HW: Has your performance been as per budget and expectations?

SI: Since launch, performance has been distributed consistently across positions and from month to month. Consistency of monthly returns is of great importance, and our success in effective diversification can be best demonstrated by the fact that G7 has only experienced two negative months since its launch in February 2003. We don’t expect performance or style to change significantly.

HW: What opportunities are you looking at right now?

SI: We rotate risk through the portfolio depending on the opportunities that exist at any one time. At present we believe in a long drawn-out global slowdown that should result in steeper yield curves and falling break-even inflation rates in most markets. We also believe that the sell-off in the US dollar is nearing completion and are buying into medium- to long-dated dollar upside exposure via options.

HW: What events do you expect to see in the year ahead?

SI: This year is shaping up to be an extremely interesting one as we have a large number of potential risk flares on the horizon. The equity and credit markets both have significant risk of underperforming this year, as we believe there is a reasonable probability of further systemic risk over the coming months. Ultimately we like the markets to move – as long as there is volatility in either direction, it offers us opportunities to enter positions.
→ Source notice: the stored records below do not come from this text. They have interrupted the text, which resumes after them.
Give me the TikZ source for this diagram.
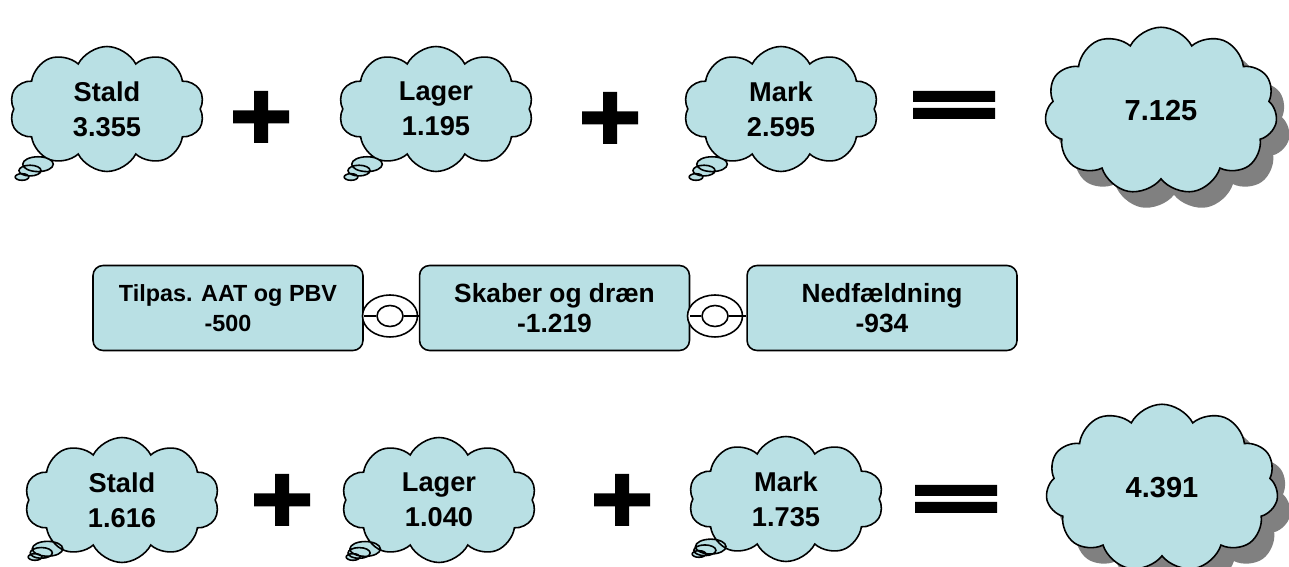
\documentclass[tikz,border=0pt]{standalone}
\usepackage{fontspec}
\setmainfont{Liberation Sans}
\usepackage{tikz}
\usetikzlibrary{shapes.symbols, shapes.callouts, shapes.geometric, shadows, positioning}

\definecolor{skyfill}{RGB}{185,224,228}

\tikzset{
  thought/.style = {cloud callout, draw, fill=skyfill, line width=0.9pt,
    cloud puffs=10, cloud puff arc=125, cloud ignores aspect,
    minimum width=3.9cm, minimum height=2.5cm, inner sep=0pt, align=center,
    font=\fontsize{15.5}{19.8}\selectfont\bfseries,
    callout pointer segments=3,
    callout pointer start size=.2 of callout, callout pointer end size=.07 of callout},
  total/.style = {cloud, draw, fill=skyfill, line width=0.9pt,
    cloud puffs=11, cloud puff arc=125, cloud ignores aspect,
    minimum width=4.65cm, minimum height=3.35cm, inner sep=0pt,
    font=\fontsize{16.5}{20}\selectfont\bfseries,
    drop shadow={shadow xshift=0.26cm, shadow yshift=-0.32cm, fill=black!50, opacity=1}},
  measure/.style = {rectangle, rounded corners=0.2cm, draw, fill=skyfill, line width=0.9pt,
    minimum width=5.4cm, minimum height=1.7cm, align=center,
    font=\fontsize{15}{17}\selectfont\bfseries},
  knot/.style = {ellipse, draw, fill=white, line width=0.9pt, inner sep=0pt,
    minimum width=1.1cm, minimum height=0.84cm},
  hole/.style = {ellipse, draw, line width=0.9pt, inner sep=0pt,
    minimum width=0.52cm, minimum height=0.42cm}
}

\begin{document}
\begin{tikzpicture}[x=0.02cm, y=-0.02cm]
\useasboundingbox (0,0) rectangle (1289,567);

% before
\node[thought, callout absolute pointer={(22,177)}]		(stald1)	at (107,109)	{Stald\\3.355};
\node[thought, callout absolute pointer={(351,177)}]	(lager1)	at (436,109)	{Lager\\1.195};
\node[thought, callout absolute pointer={(696,177)}]	(mark1)		at (781,109)	{Mark\\2.595};
\node[total]	(sum1)		at (1161,111)	{7.125};

% measures
\node[measure, font=\fontsize{13.3}{17}\selectfont\bfseries]	(aat)	at (228,308)	{Tilpas. AAT og PBV\\-500};
\node[measure, right=1.1cm of aat]		(skaber)	{Skaber og dræn\\-1.219};
\node[measure, right=1.12cm of skaber]	(fald)		{Nedfældning\\-934};

\node[knot]	(knot1)	at (390,316)	{};
\node[knot]	(knot2)	at (715,316)	{};
\node[hole]	(hole1)	at (knot1)		{};
\node[hole]	(hole2)	at (knot2)		{};

\draw[line width=0.9pt] (aat.east |- hole1) -- (hole1.west);
\draw[line width=0.9pt] (hole1.east) -- (skaber.west |- hole1);
\draw[line width=0.9pt] (skaber.east |- hole2) -- (hole2.west);
\draw[line width=0.9pt] (hole2.east) -- (fald.west |- hole2);

% after
\node[thought, callout absolute pointer={(35,557)}]		(stald2)	at (122,500)	{Stald\\1.616};
\node[thought, callout absolute pointer={(353,557)}]	(lager2)	at (439,500)	{Lager\\1.040};
\node[thought, callout absolute pointer={(699,554)}]	(mark2)		at (786,499)	{Mark\\1.735};
\node[total]	(sum2)		at (1162,488)	{4.391};

% plus and equals
\foreach \p in {(261,117), (610,118), (282,500), (622,500)}
  \fill[shift={\p}] (-28,-6.5) rectangle (28,6.5) (-7,-26) rectangle (7,26);
\foreach \p in {(954,105), (956,499)}
  \fill[shift={\p}] (-41,-14) rectangle (41,-3) (-41,3) rectangle (41,14);

\end{tikzpicture}
\end{document}
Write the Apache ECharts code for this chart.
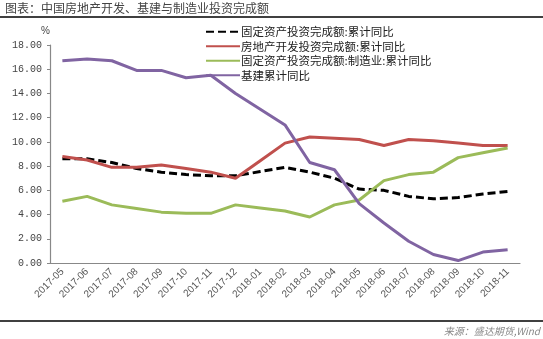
<!DOCTYPE html>
<html>
<head>
<meta charset="utf-8">
<script src="https://cdn.jsdelivr.net/npm/echarts@6/dist/echarts.min.js"></script>
<style>html,body{margin:0;padding:0;background:#fff;}#c{width:543px;height:339px;}</style>
</head>
<body>
<div id="c"></div>
<script>
var categories = ['2017-05','2017-06','2017-07','2017-08','2017-09','2017-10','2017-11','2017-12','2018-01','2018-02','2018-03','2018-04','2018-05','2018-06','2018-07','2018-08','2018-09','2018-10','2018-11'];
var faiTotal = [8.6,8.6,8.3,7.8,7.5,7.3,7.2,7.2,7.55,7.9,7.5,7.0,6.1,6.0,5.5,5.3,5.4,5.7,5.9];
var realEstate = [8.8,8.5,7.9,7.9,8.1,7.8,7.5,7.0,8.45,9.9,10.4,10.3,10.2,9.7,10.2,10.1,9.9,9.7,9.7];
var manufacturing = [5.1,5.5,4.8,4.5,4.2,4.1,4.1,4.8,4.55,4.3,3.8,4.8,5.2,6.8,7.3,7.5,8.7,9.1,9.5];
var infrastructure = [16.7,16.85,16.7,15.9,15.9,15.3,15.5,14.0,12.7,11.4,8.3,7.7,4.9,3.3,1.8,0.7,0.2,0.9,1.1];
var seriesNames = ['固定资产投资完成额:累计同比','房地产开发投资完成额:累计同比','固定资产投资完成额:制造业:累计同比','基建累计同比'];
var yTicks = {min:0, max:18, interval:2};

var chart = echarts.init(document.getElementById('c'));
function ln(name, data, color, type) {
  return {name:name, type:'line', data:data, symbol:'none', smooth:false,
    lineStyle:{color:color, width:3, type:type||'solid'}, itemStyle:{color:color}};
}
chart.setOption({
  animation:false,
  backgroundColor:'#fff',
  grid:{left:50, right:23, top:45, bottom:76},
  legend:{orient:'vertical', left:200, top:21, itemWidth:34, itemHeight:10, itemGap:3,
    itemStyle:{opacity:0},
    textStyle:{fontFamily:'Noto Sans CJK SC', fontSize:11.5, color:'#222', padding:[0,0,0,-4]},
    data:seriesNames},
  xAxis:{type:'category', data:categories, boundaryGap:true,
    axisLine:{lineStyle:{color:'#888', width:1.2}}, axisTick:{show:false},
    axisLabel:{rotate:45, fontSize:10, color:'#555', fontFamily:'Liberation Sans', margin:7, interval:0}},
  yAxis:{type:'value', min:yTicks.min, max:yTicks.max, interval:yTicks.interval,
    name:'%', nameLocation:'end', nameGap:9, nameTextStyle:{color:'#444', fontSize:10, align:'right'},
    splitLine:{show:false},
    axisLine:{show:true, lineStyle:{color:'#888', width:1.2}},
    axisTick:{show:true, inside:false, length:3, lineStyle:{color:'#888'}},
    axisLabel:{formatter:function(v){return v.toFixed(2);}, fontSize:10, color:'#444', fontFamily:'Liberation Mono', margin:8}},
  series:[
    ln(seriesNames[0], faiTotal, '#000000', [8,4]),
    ln(seriesNames[1], realEstate, '#C0504D'),
    ln(seriesNames[2], manufacturing, '#9BBB59'),
    ln(seriesNames[3], infrastructure, '#8064A2')
  ],
  graphic:[
    {type:'text', left:5, top:2, style:{text:'图表：中国房地产开发、基建与制造业投资完成额', fontFamily:'Noto Sans CJK SC', fontSize:12, fill:'#444'}},
    {type:'line', shape:{x1:0, y1:17, x2:543, y2:17}, style:{stroke:'#000', lineWidth:1.5}},
    {type:'line', shape:{x1:0, y1:321, x2:543, y2:321}, style:{stroke:'#000', lineWidth:1.5}},
    {type:'text', right:3, top:326, style:{text:'来源：盛达期货,Wind', fontFamily:'Noto Sans CJK SC', fontSize:10, fontStyle:'italic', fill:'#888'}}
  ]
});
</script>
</body>
</html>
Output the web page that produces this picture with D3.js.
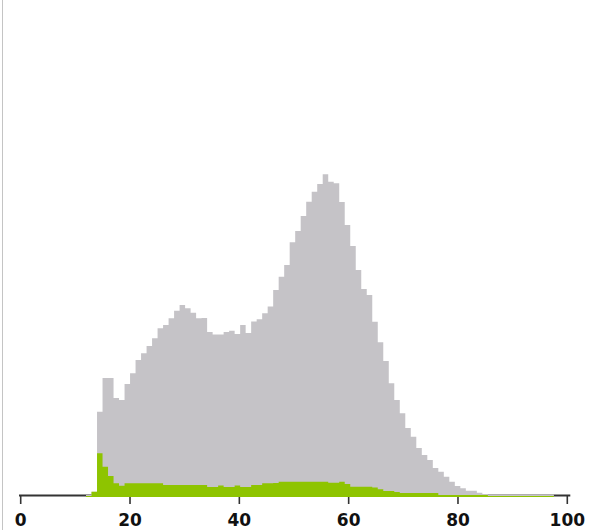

HW: How will these developments impact on your portfolio?

SI: We rotate risk through different trade types depending on the opportunities available at any one time. In the past six months, we have taken more economic/fundamental trades than normal and expect this to continue in the medium term, given the macro-dominated market environment.

HW: What differentiates you from other managers in your sector?

SI: The instruments and trades we utilise are common to most fixed-income arbitrage hedge funds. However, the three factors that we believe primarily differentiate Morley’s G7 Fixed Income fund from our competition are very low volatility, a primary focus on UK and European fixed-income instruments, and Morley’s resource and market presence as one of UK’s largest active fixed-income managers

HW: Do you have any plans for further product launches in the near future?

SI: We are always considering new ideas and product opportunities. We aim to capitalise on the skills of our most talented managers.